E come si esprime, esattamente, questo tratto antico? Lo si può riconoscere facilmente, quando c’è. E’ un modo armonioso di muoversi, di abitare lo spazio, di sorridere, di commentare appena con le mani un’emozione o l’affacciarsi di un pensiero. E’ una voce musicale, morbida ed educata, che accarezza i pensieri e le parole, e trasmette un’emozione dolce, anche quando esprime un dissenso, e perfino quando rimprovera. E’ uno sguardo capace di osservare accogliendo, capace di riconoscere profondamente, senza far sentire giudicati. E’ un saper essere eleganti con semplicità, e sensuali in modo sussurrato.
Presente ancora in molte bambine, naturalmente aggraziate, questo tratto fondante della femminilità tende a scomparire alla pubertà. Che cosa uccide la grazia, alle soglie dell’adolescenza? Che cosa la fa ritenere anacronistica, inopportuna, obsoleta, o addirittura un disvalore, che smussa o incrina l’aggressività ritenuta oggi essenziale, anche nelle donne?
Forse alcune considerazioni che la fanno a torto percepire come un tratto da perdenti. Per esempio, il ritenere che la grazia implichi debolezza. In realtà è sorella gemella della forza interiore, cui dà voce. Anche se può succedere che la gentilezza d’animo possa essere temporaneamente disturbata dalla protervia aggressiva così celebrata oggi. Oppure il temere che la grazia comporti una minore capacità di essere assertivi, nel senso di saper imporre il proprio punto di vista. Al contrario: la ragione parla, il torto urla. In effetti, la grazia può essere ben coniugata con la forza d’animo e il coraggio: un’educazione adeguata può aiutare la bambina e la giovane donna a coltivare la propria forza, e a saperla abitare così bene, da potersi permettere il lusso della gentilezza di tratto e della grazia di comportamento. Con incredibile – e sfortunatamente poco usata – efficacia comunicativa e persuasiva, annoto per inciso. Conosco giovani donne che hanno avuto la fortuna di un’educazione di qualità, che ha valorizzato una grazia indubbiamente innata, e che oggi sono non solo professioniste di notevolissimo successo, ma anche donne di straordinaria piacevolezza, anche in ambito amicale e familiare, oltre che lavorativo. E mi danno una gioia singolare e profonda, a tutte le età, le donne che hanno grazia nell’esprimersi. Infine, la grazia uccide l’erotismo? No, una donna può essere dolcemente riservata nell’atteggiamento esteriore – “retenue”, come dicono i francesi con termine delizioso – e appassionata nell’intimità, con un senso oggi perduto di esclusività e dedizione.

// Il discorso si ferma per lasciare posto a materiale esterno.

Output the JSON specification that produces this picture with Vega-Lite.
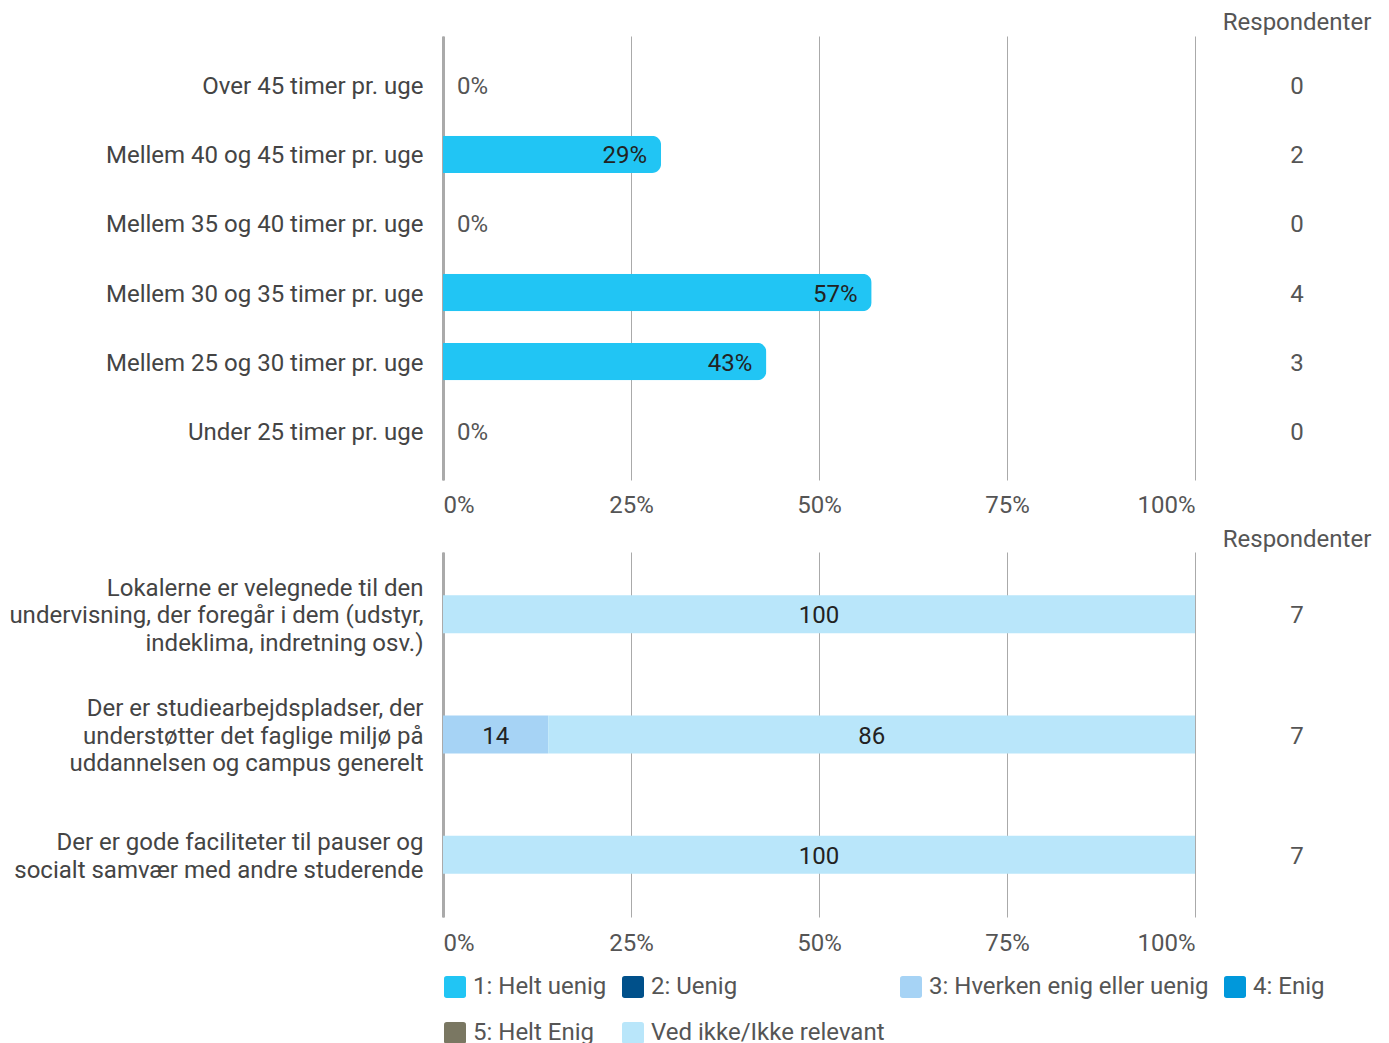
{
  "$schema": "https://vega.github.io/schema/vega-lite/v6.json",
  "padding": {"left": 0, "top": 11, "right": 0, "bottom": 0},
  "background": "white",
  "datasets": {
    "hours": [
      {"category": "Over 45 timer pr. uge", "pct": 0, "n": 0},
      {"category": "Mellem 40 og 45 timer pr. uge", "pct": 0.29, "n": 2},
      {"category": "Mellem 35 og 40 timer pr. uge", "pct": 0, "n": 0},
      {"category": "Mellem 30 og 35 timer pr. uge", "pct": 0.57, "n": 4},
      {"category": "Mellem 25 og 30 timer pr. uge", "pct": 0.43, "n": 3},
      {"category": "Under 25 timer pr. uge", "pct": 0, "n": 0}
    ],
    "facilities": [
      {"question": "Lokalerne er velegnede til den\nundervisning, der foregår i dem (udstyr,\nindeklima, indretning osv.)", "answer": "Ved ikke/Ikke relevant", "value": 100},
      {"question": "Der er studiearbejdspladser, der\nunderstøtter det faglige miljø på\nuddannelsen og campus generelt", "answer": "3: Hverken enig eller uenig", "value": 14},
      {"question": "Der er studiearbejdspladser, der\nunderstøtter det faglige miljø på\nuddannelsen og campus generelt", "answer": "Ved ikke/Ikke relevant", "value": 86},
      {"question": "Der er gode faciliteter til pauser og\nsocialt samvær med andre studerende", "answer": "Ved ikke/Ikke relevant", "value": 100}
    ],
    "facilities_n": [
      {"question": "Lokalerne er velegnede til den\nundervisning, der foregår i dem (udstyr,\nindeklima, indretning osv.)", "n": 7},
      {"question": "Der er studiearbejdspladser, der\nunderstøtter det faglige miljø på\nuddannelsen og campus generelt", "n": 7},
      {"question": "Der er gode faciliteter til pauser og\nsocialt samvær med andre studerende", "n": 7}
    ]
  },
  "columns": 2,
  "bounds": "flush",
  "spacing": {"row": 72, "column": 12},
  "resolve": {"scale": {"color": "independent"}},
  "concat": [
    {
      "width": 752,
      "height": 444,
      "data": {"name": "hours"},
      "encoding": {
        "y": {
          "field": "category", "type": "nominal", "sort": null,
          "scale": {"type": "band", "domain": ["Over 45 timer pr. uge", "Mellem 40 og 45 timer pr. uge", "Mellem 35 og 40 timer pr. uge", "Mellem 30 og 35 timer pr. uge", "Mellem 25 og 30 timer pr. uge", "Under 25 timer pr. uge"], "paddingInner": 0.46, "paddingOuter": 0.447},
          "axis": {"title": null, "ticks": false, "domainColor": "#aaaaaa", "domainWidth": 3, "labelPadding": 20, "labelOffset": 2, "labelColor": "#444444", "minExtent": 443, "maxExtent": 443, "labelLimit": 600, "grid": false}
        }
      },
      "layer": [
        {
          "mark": {"type": "bar", "color": "#21C5F4", "cornerRadiusEnd": 9},
          "encoding": {
            "x": {
              "field": "pct", "type": "quantitative",
              "scale": {"domain": [0, 1]},
              "axis": {"title": null, "values": [0, 0.25, 0.5, 0.75, 1], "format": ".0%", "grid": true, "gridColor": "#aaaaaa", "gridWidth": 1, "domain": false, "ticks": false, "labelFlush": true, "labelPadding": 13, "labelColor": "#555555"}
            }
          }
        },
        {
          "transform": [{"filter": "datum.pct > 0"}],
          "mark": {"type": "text", "align": "right", "dx": -14, "dy": 2, "fontSize": 24, "color": "#222222"},
          "encoding": {
            "x": {"field": "pct", "type": "quantitative"},
            "text": {"field": "pct", "type": "quantitative", "format": ".0%"}
          }
        },
        {
          "transform": [{"filter": "datum.pct == 0"}],
          "mark": {"type": "text", "align": "left", "dx": 14, "dy": 2, "fontSize": 24, "color": "#555555"},
          "encoding": {
            "x": {"field": "pct", "type": "quantitative"},
            "text": {"field": "pct", "type": "quantitative", "format": ".0%"}
          }
        }
      ]
    },
    {
      "width": 180,
      "height": 444,
      "data": {"name": "hours"},
      "title": {"text": "Respondenter", "fontSize": 24, "fontWeight": "normal", "color": "#555555", "anchor": "middle", "offset": 1},
      "mark": {"type": "text", "fontSize": 24, "color": "#555555", "dy": 2},
      "encoding": {
        "y": {
          "field": "category", "type": "nominal", "sort": null,
          "scale": {"type": "band", "domain": ["Over 45 timer pr. uge", "Mellem 40 og 45 timer pr. uge", "Mellem 35 og 40 timer pr. uge", "Mellem 30 og 35 timer pr. uge", "Mellem 25 og 30 timer pr. uge", "Under 25 timer pr. uge"], "paddingInner": 0.46, "paddingOuter": 0.447},
          "axis": null
        },
        "text": {"field": "n", "type": "quantitative"}
      }
    },
    {
      "width": 752,
      "height": 365,
      "data": {"name": "facilities"},
      "transform": [
        {"stack": "value", "groupby": ["question"], "sort": [{"field": "answer", "order": "ascending"}], "as": ["v0", "v1"]},
        {"calculate": "(datum.v0 + datum.v1) / 2", "as": "mid"}
      ],
      "encoding": {
        "y": {
          "field": "question", "type": "nominal", "sort": null,
          "scale": {"type": "band", "domain": ["Lokalerne er velegnede til den\nundervisning, der foregår i dem (udstyr,\nindeklima, indretning osv.)", "Der er studiearbejdspladser, der\nunderstøtter det faglige miljø på\nuddannelsen og campus generelt", "Der er gode faciliteter til pauser og\nsocialt samvær med andre studerende"], "paddingInner": 0.685, "paddingOuter": 0.36},
          "axis": {"title": null, "ticks": false, "domainColor": "#aaaaaa", "domainWidth": 3, "labelPadding": 20, "labelColor": "#444444", "minExtent": 443, "maxExtent": 443, "labelLimit": 600, "labelLineHeight": 27.5, "labelExpr": "split(datum.label, '\\n')", "labelOffset": {"condition": {"test": "indexof(datum.value, 'pauser') >= 0", "value": -11.5}, "value": -25.5}, "grid": false}
        }
      },
      "layer": [
        {
          "mark": {"type": "bar"},
          "encoding": {
            "x": {
              "field": "v0", "type": "quantitative",
              "scale": {"domain": [0, 100]},
              "axis": {"title": null, "values": [0, 25, 50, 75, 100], "labelExpr": "datum.value + '%'", "grid": true, "gridColor": "#aaaaaa", "gridWidth": 1, "domain": false, "ticks": false, "labelFlush": true, "labelPadding": 14, "labelColor": "#555555"}
            },
            "x2": {"field": "v1"},
            "color": {
              "field": "answer", "type": "nominal",
              "scale": {
                "domain": ["1: Helt uenig", "2: Uenig", "3: Hverken enig eller uenig", "4: Enig", "5: Helt Enig", "Ved ikke/Ikke relevant"],
                "range": ["#21C5F4", "#00508A", "#A6D3F5", "#0098DB", "#7A7762", "#B9E6FA"]
              },
              "legend": {
                "title": null, "orient": "bottom", "direction": "horizontal", "columns": 4, "gridAlign": "none",
                "symbolType": "M-0.75,-1 L0.75,-1 Q1,-1 1,-0.75 L1,0.75 Q1,1 0.75,1 L-0.75,1 Q-1,1 -1,0.75 L-1,-0.75 Q-1,-1 -0.75,-1 Z",
                "symbolSize": 484, "symbolStrokeWidth": 0, "symbolOpacity": 1,
                "labelFontSize": 24, "labelColor": "#555555", "labelOffset": 6, "labelLimit": 600,
                "columnPadding": 14, "rowPadding": 22, "offset": 20, "padding": 0
              }
            }
          }
        },
        {
          "mark": {"type": "text", "fontSize": 24, "color": "#222222", "dy": 2},
          "encoding": {
            "x": {"field": "mid", "type": "quantitative"},
            "text": {"field": "value", "type": "quantitative"}
          }
        }
      ]
    },
    {
      "width": 180,
      "height": 365,
      "data": {"name": "facilities_n"},
      "title": {"text": "Respondenter", "fontSize": 24, "fontWeight": "normal", "color": "#555555", "anchor": "middle", "offset": 0},
      "mark": {"type": "text", "fontSize": 24, "color": "#555555", "dy": 2},
      "encoding": {
        "y": {
          "field": "question", "type": "nominal", "sort": null,
          "scale": {"type": "band", "domain": ["Lokalerne er velegnede til den\nundervisning, der foregår i dem (udstyr,\nindeklima, indretning osv.)", "Der er studiearbejdspladser, der\nunderstøtter det faglige miljø på\nuddannelsen og campus generelt", "Der er gode faciliteter til pauser og\nsocialt samvær med andre studerende"], "paddingInner": 0.685, "paddingOuter": 0.36},
          "axis": null
        },
        "text": {"field": "n", "type": "quantitative"}
      }
    }
  ],
  "config": {
    "font": "Roboto",
    "view": {"stroke": null},
    "axis": {"labelFont": "Roboto", "labelFontSize": 24},
    "legend": {"labelFont": "Roboto", "gridAlign": "none"},
    "title": {"font": "Roboto"},
    "text": {"font": "Roboto"}
  }
}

E allora perché tra le donne, specie giovani, imperano la volgarità, l’aggressività, l’esibizione di una sessualità sfacciata, sfrenata e strumentale, il tono alto, la voce sferzante, lo sguardo diretto e penetrante, la parola graffiante, l’atteggiamento corporeo provocante e perfino violento? Siamo sicuri che questo modello di femminilità “vincente” sia davvero tale? Attenzione: è un vincente effimero. Proprio i “tempi” dei media dimostrano quanto questi “modelli” emergano e scompaiano nello spazio di giorni o mesi. Non marginale, questo modello gridato – così proposto dai media – aiuta le donne a essere più felici?  O le rende solo più scaltre, avide, dirette nell’ottenere ciò che sembra essenziale al “successo”, quale che sia? E gli uomini, le amano davvero? O in questo crescendo di violenza espressiva e comunicativa, è aumentata solo la solitudine, quella vera e dolorosa, quella profonda, dell’anima?
Certo, ci vuole coraggio oggi, ad educare una figlia con grazia, trasmettendole il senso di questo profumo antico di femminilità gentile e morbida. Coraggio, perché è come far crescere una bimba con i capelli verdi. Eppure, se insieme alla grazia coltiveremo la sua forza e la sua capacità di fiducia in sé e nella propria appassionante e misurata differenza, questa bambina potrà assaporare una delle possibilità di gioia più profonde e intime cui si possa attingere, in tutto l’arco della vita: l’essere stupendamente donna.